友だち幻想/菅野仁(著)感想

「友だち幻想」

著者:菅野仁

出版:ちくまプリマ―新書

初版:2008/3/10

 

友だちとの関わり方や、集団生活での心の持ちようについて、アドバイスをくれている本です。

そういう問題を意識したときに、自分の心と向き合う手順を教えてくれます。

自分の心が幸せを感じる理由を具体的に切り分けると、

自己充実によって、他者との交流によって、他者からの承認によって、ということになります。

自己充実とは、自分の能力を思う存分発揮できること。

他者との交流とは、人とのつながりそのものに感じる喜び。

他者からの承認とは、単純に言えば他者から褒められること。

ちょっと問題が起こってパニックになりかけた時に、これらを意識すると冷静になれる気がします。

 

それから「がんばれ」というメッセージなのではなくて、学校の在り方とか、合わないと思ったら距離を置いても良いのでは、という大人に向けた言及もあります。

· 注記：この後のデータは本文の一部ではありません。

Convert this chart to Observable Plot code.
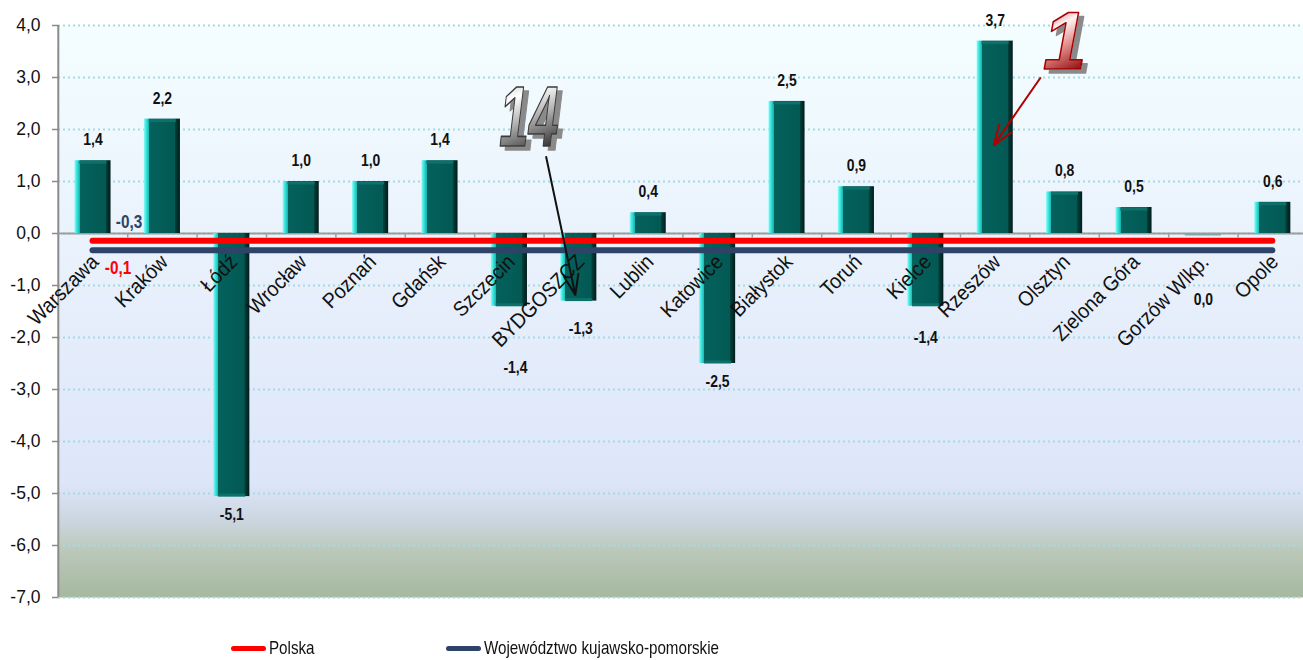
<!DOCTYPE html>
<html>
<head>
<meta charset="utf-8">
<script src="https://cdn.jsdelivr.net/npm/d3@7"></script>
<script src="https://cdn.jsdelivr.net/npm/@observablehq/plot@0.6"></script>
<style>
  html, body { margin: 0; padding: 0; background: #ffffff; }
  #wrap { position: relative; width: 1303px; height: 660px; overflow: hidden; }
  #legend { position: absolute; left: 0; top: 622px; width: 1303px; height: 38px;
            font-family: 'Liberation Sans', Arial, sans-serif; font-size: 18.5px; color: #111; }
  .item { position: absolute; top: 15px; display: flex; align-items: center; height: 22px; white-space: nowrap; }
  .swatch { width: 35px; height: 5px; border-radius: 3px; margin-right: 3px; flex: none; }
  .lbl { display: inline-block; transform: scaleX(0.82); transform-origin: 0 50%; }
</style>
</head>
<body>
<div id="wrap"><div id="chart"></div><div id="legend"></div></div>
<script>
// ---------- data ----------
const cities = ["Warszawa", "Kraków", "Łódź", "Wrocław", "Poznań", "Gdańsk", "Szczecin", "BYDGOSZCZ",
  "Lublin", "Katowice", "Białystok", "Toruń", "Kielce", "Rzeszów", "Olsztyn", "Zielona Góra", "Gorzów Wlkp.", "Opole"];
const values = [1.4, 2.2, -5.06, 1.0, 1.0, 1.4, -1.4, -1.3, 0.4, -2.5, 2.54, 0.9, -1.4, 3.7, 0.8, 0.5, 0.0, 0.6];
const polskaValue = -0.14;
const regionValue = -0.32;
const seriesNames = ["Polska", "Województwo kujawsko-pomorskie"];
const yTicks = [-7, -6, -5, -4, -3, -2, -1, 0, 1, 2, 3, 4];
const ranks = [{city: "BYDGOSZCZ", rank: "14"}, {city: "Rzeszów", rank: "1"}];

// ---------- styling / layout config ----------
const FONT = "'Liberation Sans', Arial, sans-serif";
const RED = "#ff0000", NAVY = "#2d4468";
const fmt = v => (Math.round(Math.abs(v) * 10) / 10 * Math.sign(v)).toFixed(1).replace(".", ",").replace(/^-0,0$/, "0,0");
// manual nudges of some value labels (pixels), as in the original chart
const labelNudge = {"Szczecin": {dx: 6, dy: 61}, "BYDGOSZCZ": {dx: 2, dy: 27}, "Kielce": {dx: 0, dy: 31}, "Gorzów Wlkp.": {dx: 0, dy: 66}};
const rankLayout = {
  "14": {tx: -0.72, ty: 2.21, ax1: -0.47, ay1: 1.47, ax2: -0.05, ay2: -1.18, size: 86, squeeze: 0.62, fill: "url(#silverGrad)", stroke: "#3a3a3a", arrow: "#111111"},
  "1":  {tx: 1.0, ty: 3.66, ax1: 0.65, ay1: 2.99, ax2: -0.02, ay2: 1.70, size: 82, squeeze: 0.95, fill: "url(#redGrad)", stroke: "#a80000", arrow: "#b00000"}
};

const data = cities.map((city, i) => ({i, city, value: values[i]}));
const half = 0.26;
const valStyle = {fontWeight: "bold", fontSize: 17, fill: "#111", ariaDescription: "val"};

const valueLabelMarks = [];
valueLabelMarks.push(Plot.text(data, {filter: d => d.value > 0, x: "i", y: "value", text: d => fmt(d.value), dy: -21, ...valStyle}));
valueLabelMarks.push(Plot.text(data, {filter: d => d.value <= 0 && !labelNudge[d.city], x: "i", y: "value", text: d => fmt(d.value), dy: 18, ...valStyle}));
for (const [city, n] of Object.entries(labelNudge)) {
  valueLabelMarks.push(Plot.text(data, {filter: d => d.city === city, x: "i", y: "value", text: d => fmt(d.value), dx: n.dx, dy: n.dy, ...valStyle}));
}

const rankData = ranks.map(r => {
  const i = cities.indexOf(r.city), L = rankLayout[r.rank];
  return {...r, tx: i + L.tx, ty: L.ty, x1: i + L.ax1, y1: L.ay1, x2: i + L.ax2, y2: L.ay2, L};
});
const rankMarks = [];
for (const r of rankData) {
  rankMarks.push(Plot.arrow([r], {x1: "x1", y1: "y1", x2: "x2", y2: "y2", stroke: r.L.arrow, strokeWidth: 2, headLength: 16, headAngle: 40}));
  rankMarks.push(Plot.text([r], {x: "tx", y: "ty", text: "rank", fontSize: r.L.size, fontWeight: "bold", fontStyle: "italic",
    fill: r.L.fill, stroke: r.L.stroke, strokeWidth: 1.6, paintOrder: "normal", ariaDescription: "rank" + r.rank}));
}

const plot = Plot.plot({
  width: 1303, height: 622,
  marginLeft: 58, marginRight: 0, marginTop: 25, marginBottom: 25,
  style: {fontFamily: FONT, fontSize: "16px", color: "#111", background: "transparent", overflow: "visible"},
  x: {domain: [-0.5, cities.length - 0.5], range: [57.8, 1307], axis: null},
  y: {domain: [-7, 4], range: [597, 25], axis: null},
  marks: [
    Plot.frame({fill: "url(#bgGrad)"}),
    Plot.ruleY(yTicks, {stroke: "#a6d9e6", strokeWidth: 1.8, strokeDasharray: "2,3"}),
    Plot.axisY(yTicks, {tickFormat: fmt, tickSize: 6, tickPadding: 12, stroke: "#8a8a8a", strokeWidth: 1.5, fill: "#111", fontSize: 17.5}),
    Plot.ruleX([-0.5], {stroke: "#8a8a8a", strokeWidth: 2}),
    Plot.ruleY([0], {stroke: "#9d9d9d", strokeWidth: 2}),
    Plot.ruleX(d3.range(cities.length - 1).map(i => i + 0.5), {y1: 0, y2: -0.085, stroke: "#9d9d9d", strokeWidth: 1.5}),
    Plot.rect(data, {filter: d => d.value !== 0, x1: d => d.i - half, x2: d => d.i + half, y1: 0, y2: "value", fill: "url(#barGrad)"}),
    Plot.ruleY(data, {filter: d => d.value > 0, y: "value", x1: d => d.i - half + 0.07, x2: d => d.i + half - 0.06, dy: 1.5, stroke: "#0c716b", strokeWidth: 3}),
    Plot.ruleY(data, {filter: d => d.value < 0, y: "value", x1: d => d.i - half + 0.07, x2: d => d.i + half - 0.06, dy: -1.5, stroke: "#0c716b", strokeWidth: 3}),
    Plot.ruleY(data, {filter: d => d.value === 0, y: "value", x1: d => d.i - half, x2: d => d.i + half, dy: 1, stroke: "#7fa8a6", strokeWidth: 2}),
    Plot.ruleY([regionValue], {x1: 0, x2: cities.length - 1, stroke: NAVY, strokeWidth: 6, strokeLinecap: "round"}),
    Plot.ruleY([polskaValue], {x1: 0, x2: cities.length - 1, stroke: RED, strokeWidth: 6, strokeLinecap: "round"}),
    Plot.text(data, {x: "i", y: 0, text: "city", rotate: -45, textAnchor: "end", dx: 2, dy: 25, fontSize: 21, fill: "#111", ariaDescription: "cat"}),
    ...valueLabelMarks,
    Plot.text([polskaValue], {x: 0, y: d => d, text: d => fmt(d), dx: 25, dy: 27, fill: RED, fontWeight: "bold", fontSize: 18, ariaDescription: "ref"}),
    Plot.text([regionValue], {x: 0, y: d => d, text: d => fmt(d), dx: 36, dy: -28, fill: NAVY, fontWeight: "bold", fontSize: 18, ariaDescription: "ref"}),
    ...rankMarks
  ]
});

const svgNS = "http://www.w3.org/2000/svg";
const svg = plot.tagName.toLowerCase() === "svg" ? plot : plot.querySelector("svg");
const defs = document.createElementNS(svgNS, "defs");
defs.innerHTML = `
  <linearGradient id="bgGrad" x1="0" y1="0" x2="0" y2="1">
    <stop offset="0" stop-color="#f4feff"/>
    <stop offset="0.40" stop-color="#e9f1fc"/>
    <stop offset="0.80" stop-color="#dde6f9"/>
    <stop offset="0.86" stop-color="#ccd7e3"/>
    <stop offset="0.92" stop-color="#bac8b9"/>
    <stop offset="1" stop-color="#a6b89f"/>
  </linearGradient>
  <linearGradient id="barGrad" x1="0" y1="0" x2="1" y2="0">
    <stop offset="0" stop-color="#8ffcf6"/>
    <stop offset="0.05" stop-color="#45ece5"/>
    <stop offset="0.14" stop-color="#15b7b0"/>
    <stop offset="0.145" stop-color="#04615c"/>
    <stop offset="0.86" stop-color="#035954"/>
    <stop offset="0.87" stop-color="#02403c"/>
    <stop offset="1" stop-color="#011c1a"/>
  </linearGradient>
  <linearGradient id="silverGrad" x1="0" y1="0" x2="0.25" y2="1">
    <stop offset="0" stop-color="#9c9c9c"/>
    <stop offset="0.35" stop-color="#ffffff"/>
    <stop offset="0.6" stop-color="#b5b5b5"/>
    <stop offset="1" stop-color="#2a2a2a"/>
  </linearGradient>
  <linearGradient id="redGrad" x1="0" y1="0" x2="0.25" y2="1">
    <stop offset="0" stop-color="#b80000"/>
    <stop offset="0.4" stop-color="#fff2f2"/>
    <stop offset="0.65" stop-color="#e08a8a"/>
    <stop offset="1" stop-color="#8a0000"/>
  </linearGradient>
  <filter id="dropShadow" x="-20%" y="-20%" width="150%" height="150%">
    <feDropShadow dx="5" dy="4" stdDeviation="0.4" flood-color="#8a8a8a" flood-opacity="1"/>
  </filter>`;
svg.insertBefore(defs, svg.firstChild);

document.getElementById("chart").appendChild(plot);

// horizontally condense texts (narrow face of the original) without touching positions
function squeeze(selector, sx) {
  svg.querySelectorAll(selector).forEach(t => {
    const len = t.getComputedTextLength();
    if (len > 0) {
      t.setAttribute("textLength", (len * sx).toFixed(2));
      t.setAttribute("lengthAdjust", "spacingAndGlyphs");
    }
  });
}
squeeze('g[aria-description="cat"] text', 0.92);
squeeze('g[aria-description="val"] text', 0.82);
squeeze('g[aria-description="ref"] text', 0.85);
for (const r of ranks) {
  squeeze(`g[aria-description="rank${r.rank}"] text`, rankLayout[r.rank].squeeze);
  svg.querySelectorAll(`g[aria-description="rank${r.rank}"]`).forEach(g => g.setAttribute("filter", "url(#dropShadow)"));
}

// legend
const legend = document.getElementById("legend");
const legendPos = [231, 446];
const legendColors = [RED, NAVY];
seriesNames.forEach((name, k) => {
  const item = document.createElement("div");
  item.className = "item";
  item.style.left = legendPos[k] + "px";
  item.innerHTML = `<span class="swatch" style="background:${legendColors[k]}"></span><span class="lbl">${name}</span>`;
  legend.appendChild(item);
});
</script>
</body>
</html>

そしてそれを踏まえた上で、それでも集団生活は続けていかなくて、状況と、自分の感情を並存する方向で、考えをまとめさせてくれる感じです。

 

「ちょっと苦しい思いをしてみる」ことを通して、本当の生きている楽しみをじわじわと、自分なりに感じることができるのではないかと思います。

この本は、所有して、時折読みたいです。